LXR grapples with fewer shoppers heading to department stores, but it is following a less risky path by setting up shop in existing stores – such as Hudson's Bay in Canada and Lord & Taylor and Dillard's in the United States – rather than investing in its own store leases, Mr. Pedraza said.

Emerging players in the luxury fashion resale market are primarily e-commerce retailers, including U.S.-based TheRealReal and Tradesy and Paris-based Vestiaire Collective, said digital research firm L2 in New York.

Annual sales in the U.S. second-hand luxury fashion field are expected to nearly double to $33-billion (U.S.) by 2021 from $18-billion today, L2 said in a report this week. "While the apparel market is struggling, the resale market is booming," it said. "Online resale disruptors are a major catalyst." It said those cybersales are rising by 35 per cent annually – 17 times faster than the overall U.S. apparel industry.

And it said high-income shoppers make up almost half of all resale customers, diverting business from traditional players.

Still, by putting LXR in department stores, "you risk simply not getting enough traffic to make it a worthwhile investment," said Brian Lee, associate director of luxury retail at L2. Even so, the LXR business model is something akin to one in another growing retail segment: off-price discount designer sellers such as Winners, he said. But even some resale purveyors have struggled. Massachusetts-based consignment chain 2nd Time Around is going out of business, closing all of its estimated 40-plus stores "because of a convergence of market forces hitting all brick and mortar stores – including increased competition from online retailers combined with skyrocketing rents," a recent statement on its website said.

Doug Stephens, president of consultancy Retail Prophet, said LXR taps into a "treasure hunt" mentality that draws shoppers to chains such as Winners and Costco in search of new items on store shelves.

And having Mr. Mimran involved is a feather in LXR's cap, given his stellar retail track record and deep relationships with industry insiders, Mr. Stephens said.

LXR generates about 5 per cent of its $21.9-million (Canadian) of sales from e-commerce, which it expects to rise to 20 per cent by 2021, Mr. Mimran said. With 46 shops today, 32 of them south of the border, it is targeting up to 205 stores – and as much as $150-million of overall sales – by the end of 2018, he said.

The retailer has not forecast profit targets in its going-public filing; in 2016, it posted a net loss of $28.3-million, which was mostly one-time items, especially as a result of the change in value of preferred shares and warrants. Adjusted earnings before interest, tax, depreciation and amortization, a measure of a company's operating performance, came in at almost $800,000, the prospectus said.
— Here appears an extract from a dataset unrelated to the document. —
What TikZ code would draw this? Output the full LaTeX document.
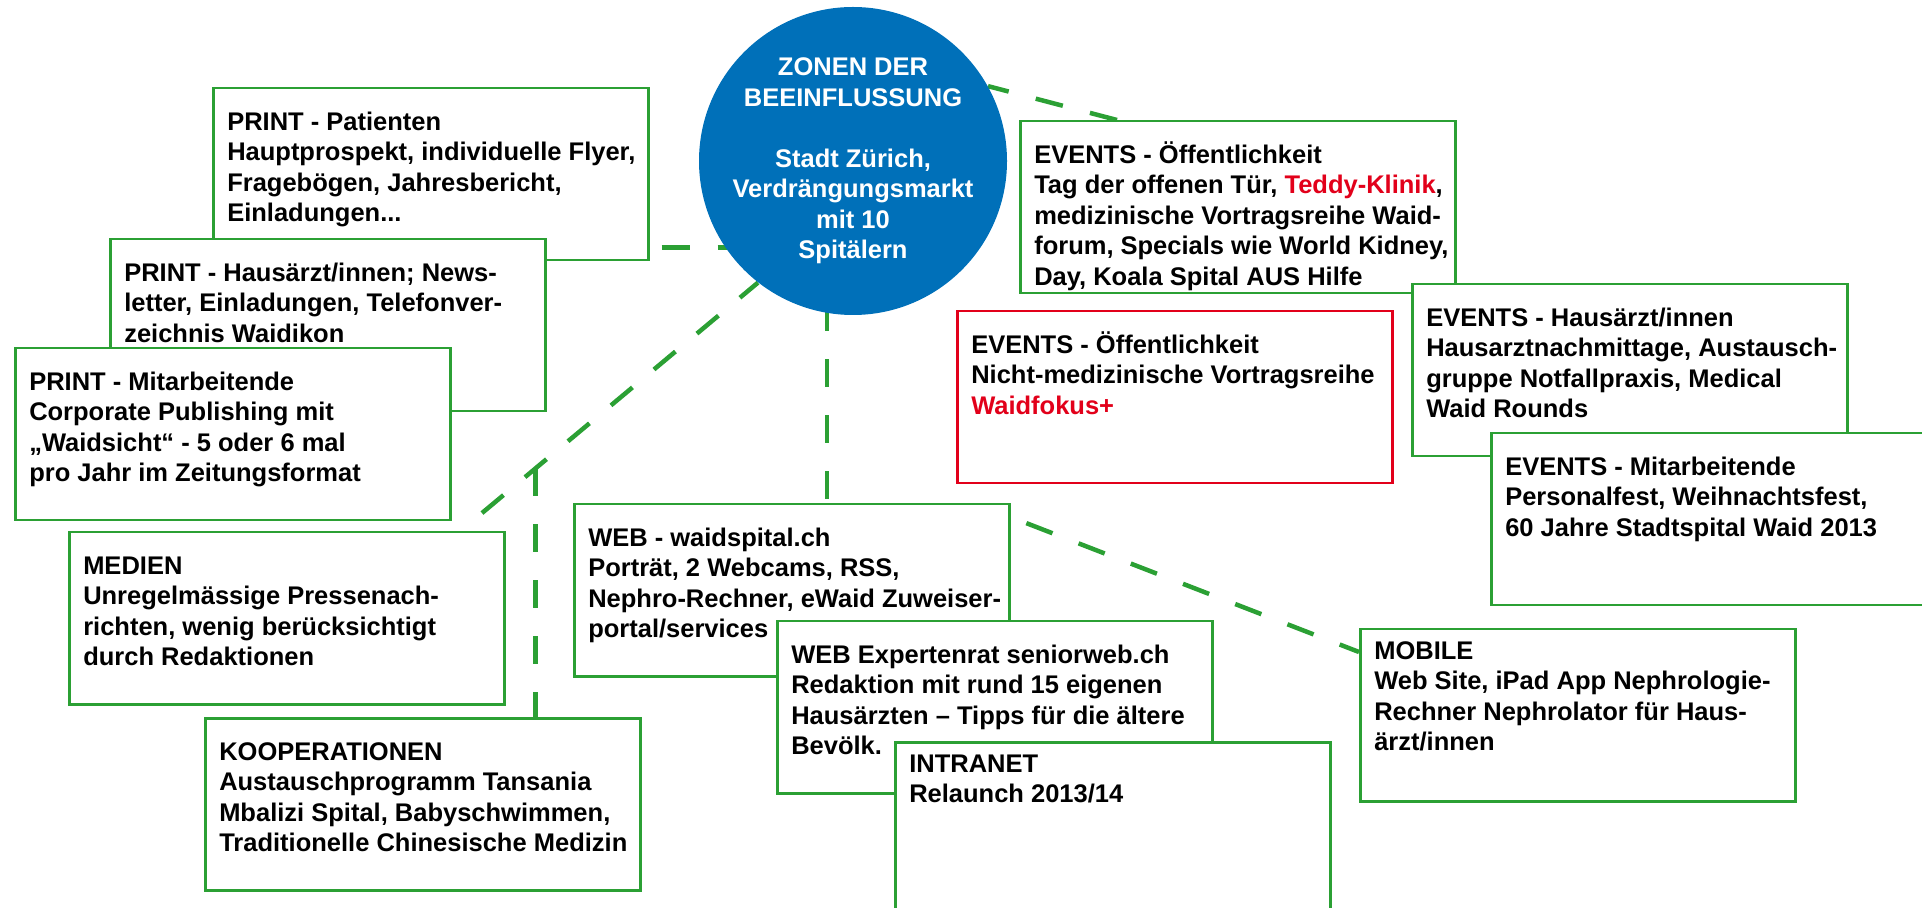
\documentclass[tikz,border=0pt]{standalone}
\usepackage{fontspec}
\setmainfont{Liberation Sans}
\usetikzlibrary{calc}
\usetikzlibrary{backgrounds}

\definecolor{zgreen}{RGB}{43,160,52}
\definecolor{zred}{RGB}{226,0,26}
\definecolor{zblue}{RGB}{0,112,185}

\newcommand{\zfont}{\fontsize{12.75pt}{15.25pt}\selectfont\bfseries}
% text of one box, #1 = height of the first line
\newcommand{\ztext}[2][21pt]{\parbox[c][86pt][t]{217.5pt}{\raggedright\leftskip=7pt\rule{0pt}{#1}#2}}

\tikzset{
  zonebox/.style={draw=zgreen, line width=1.25pt, fill=white, anchor=north west, inner sep=0pt, font=\zfont},
  redbox/.style={zonebox, draw=zred},
  link/.style={draw=zgreen, line width=2.25pt, dash pattern=on 14pt off 14pt}
}

\begin{document}
\begin{tikzpicture}[x=0.5pt,y=-0.5pt]
\path[clip, use as bounding box] (0,0) rectangle (1922,908);

\node[circle, fill=zblue, minimum size=154pt, inner sep=-8pt, text=white, align=center, font=\zfont] (zone) at (853,161) {ZONEN DER\\BEEINFLUSSUNG\\[15.25pt]Stadt Zürich,\\Verdrängungsmarkt\\mit 10\\Spitälern};

% print
\node[zonebox] (p1) at (212,87) {\ztext{PRINT - Patienten\\Hauptprospekt, individuelle Flyer,\\Fragebögen, Jahresbericht,\\Einladungen...}};
\node[zonebox] (p2) at (109,238) {\ztext{PRINT - Hausärzt/innen; News-\\letter, Einladungen, Telefonver-\\zeichnis Waidikon}};
\node[zonebox] (p3) at (14,347) {\ztext{PRINT - Mitarbeitende\\Corporate Publishing mit\\„Waidsicht“ - 5 oder 6 mal\\pro Jahr im Zeitungsformat}};
\node[zonebox] (medien) at (68,531) {\ztext{MEDIEN\\Unregelmässige Pressenach-\\richten, wenig berücksichtigt\\durch Redaktionen}};
\node[zonebox] (koop) at (204,717) {\ztext{KOOPERATIONEN\\Austauschprogramm Tansania\\Mbalizi Spital, Babyschwimmen,\\Traditionelle Chinesische Medizin}};

% web
\node[zonebox] (web) at (573,503) {\ztext{WEB - waidspital.ch\\Porträt, 2 Webcams, RSS,\\Nephro-Rechner, eWaid Zuweiser-\\portal/services}};
\node[zonebox] (expert) at (776,620) {\ztext{WEB Expertenrat seniorweb.ch\\Redaktion mit rund 15 eigenen\\Hausärzten – Tipps für die ältere\\Bevölk.}};
\node[zonebox] (intranet) at (894,741) {\ztext[15pt]{INTRANET\\Relaunch 2013/14}};

% events
\node[zonebox] (ev1) at (1019,120) {\ztext{EVENTS - Öffentlichkeit\\Tag der offenen Tür, \textcolor{zred}{Teddy-Klinik},\\medizinische Vortragsreihe Waid-\\forum, Specials wie World Kidney,\\Day, Koala Spital AUS Hilfe}};
\node[redbox] (ev2) at (956,310) {\ztext{EVENTS - Öffentlichkeit\\Nicht-medizinische Vortragsreihe\\\textcolor{zred}{Waidfokus+}}};
\node[zonebox] (ev3) at (1411,283) {\ztext{EVENTS - Hausärzt/innen\\Hausarztnachmittage, Austausch-\\gruppe Notfallpraxis, Medical\\Waid Rounds}};
\node[zonebox] (ev4) at (1490,432) {\ztext{EVENTS - Mitarbeitende\\Personalfest, Weihnachtsfest,\\60 Jahre Stadtspital Waid 2013}};
\node[zonebox] (mobile) at (1359,628) {\ztext[15pt]{MOBILE\\Web Site, iPad App Nephrologie-\\Rechner Nephrolator für Haus-\\ärzt/innen}};

\begin{scope}[on background layer]
\draw[link, dash phase=22pt] ($(p1.south east)+(0,-14)$) coordinate (a1) -- (a1 -| zone.center);
\draw[link, dash phase=14pt] ($(medien.north east)+(-45,0)$) -- (zone.232) coordinate[pos=0.252] (kb);
\draw[link] (kb) -- (kb |- koop.north);
\draw[link, dash phase=26pt] ($(web.north west)+(254,0)$) coordinate (d1) -- (d1 |- zone.center);
\draw[link] ($(ev1.north west)+(98,0)$) -- (zone.29);
\draw[link, dash phase=19.5pt] ($(web.north east)+(0,14)$) -- ($(mobile.north west)+(0,24)$);
\end{scope}
\end{tikzpicture}
\end{document}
Mr. Mimran, a director of LXR responsible for its global growth, heads Gibraltar Growth Corp., which is one of a handful of special purpose acquisition corporations, or SPACs, that raise money and buy companies.

Gibraltar features an array of high-profile executives from private equity, banking and media firms on its board of directors, including Joe Natale, CEO of Rogers Communications Inc. and former CEO of Telus Corp. Gibraltar's advisory board includes Jordan Banks, managing director of Facebook Canada and Instagram Canada.

Founded by a Montreal husband-and-wife team in 2010, LXR differentiates itself by sourcing much of its inventory at attractive prices from distributors in Japan, which has a well established used-luxury fashion market, Mr. Mimran said. LXR doesn't depend as much as rivals do on individuals selling their second-hand items to retailers, he said.

It also gains an edge with a "60-minute process" of authenticating vintage branded products, sending photos of them to its in-house experts in Montreal and New York, he said.

And without the burden of leasing stores, LXR has a "capital light" business model, which lets it act nimbly, he said. It signs three-year agreements with retailers such as Hudson's Bay Co. and U.S. discounter Century 21 to operate within their stores. By fall, LXR will launch in House of Fraser and John Lewis department stores in Britain, he said. "If the store is not performing, it's very easy for LXR to pull its assets and put them in a better location."

Mr. Mimran acknowledges the challenges in today's retail industry, predicting physical store space in North America will shrink by between 20 per cent and 30 per cent in the next three to five years. Even so, by 2019, when the market could stabilize, LXR will look to selectively launch its own standalone flagship stores, he said.

"Shopping is not going to disappear at physical stores completely," he said. "But it is going to be challenged and it is going to have to continuously reinvent itself."